To counteract this, we rely on pre-scaling of both instances of a service and the service’s DynamoDB throughput. Because we happen to know when a particular product is launching, we can anticipate the wall of traffic and scale up affected tables beforehand. We can even perform this scaling automatically (again, using DynamoDB’s API) without engineers manually intervening.

Even with pre-scaling, however, some tables have been hit with throttling during critical moments. This usually happens when tables haven’t been scaled up enough. Fortunately, DynamoDB will only throttle requests above the provisioned throughput amount. This means that only a small percentage of requests are rejected. Automatic retries by the AWS SDK can also work around momentary throttling.

Throughput-based throttling is a consistent issue that requires careful tracking of capacity to meet up-time objectives.

Wrong Tool for Some Jobs

Although DynamoDB has been a welcomed solution to some of our challenges, we have found that DynamoDB doesn’t fit every workload. DynamoDB is a tried and true, widely-deployed database; still, it doesn’t fit every single use case.

Often we’ve needed to reach for a data store that allows for more complex query patterns. Usually such needs are a perfect fit for Elasticsearch. We typically deploy AWS Elasticsearch service, because of the same benefits on the operational side and the added benefit of complex query support.

For some use cases, a graph database or relational database is more appropriate. Even files in S3 with large amounts of data — Redis for transient data or Kinesis for streaming data — can be more appropriate than DynamoDB.

In short, we’ve been careful to choose the right tool for the job.

Final Thoughts

DynamoDB has played a crucial role in Nike’s migration to the cloud. AWS takes care of our data storage and query scalability with a simple-to-use API and model. As a service-based data store solution, DynamoDB has also provided consistently high availability, data durability and reasonable performance.

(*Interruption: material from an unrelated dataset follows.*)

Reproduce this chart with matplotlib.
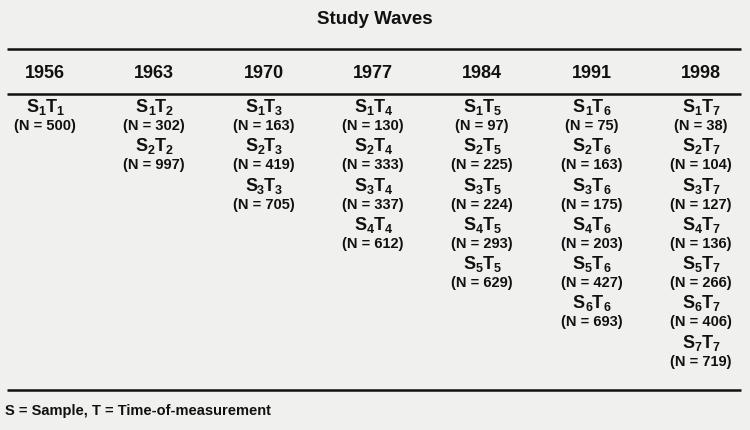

Since adopting DynamoDB, AWS has even managed to add additional features. Some other capabilities we’re exploring:

  • We are starting to take a hard look at global tables as a way to provide multi-region capabilities where it makes sense.
  • DAX (DynamoDB Accelerator) is also useful in cases with high-throughput reads on low-cardinality data sets.
  • TTL is widely deployed to meet our compliance needs and reduce storage costs.
  • Encryption at rest is also a nice recent addition to secure consumer data.
  • Finally, the new backup and restore capability will significantly reduce the dependence on EMR-based backup solutions.

Overall, DynamoDB has been a great long term solution to our data storage problems. We are spending less time managing database clusters and more time creating new services, adding features to existing services and innovating Nike’s consumer experiences.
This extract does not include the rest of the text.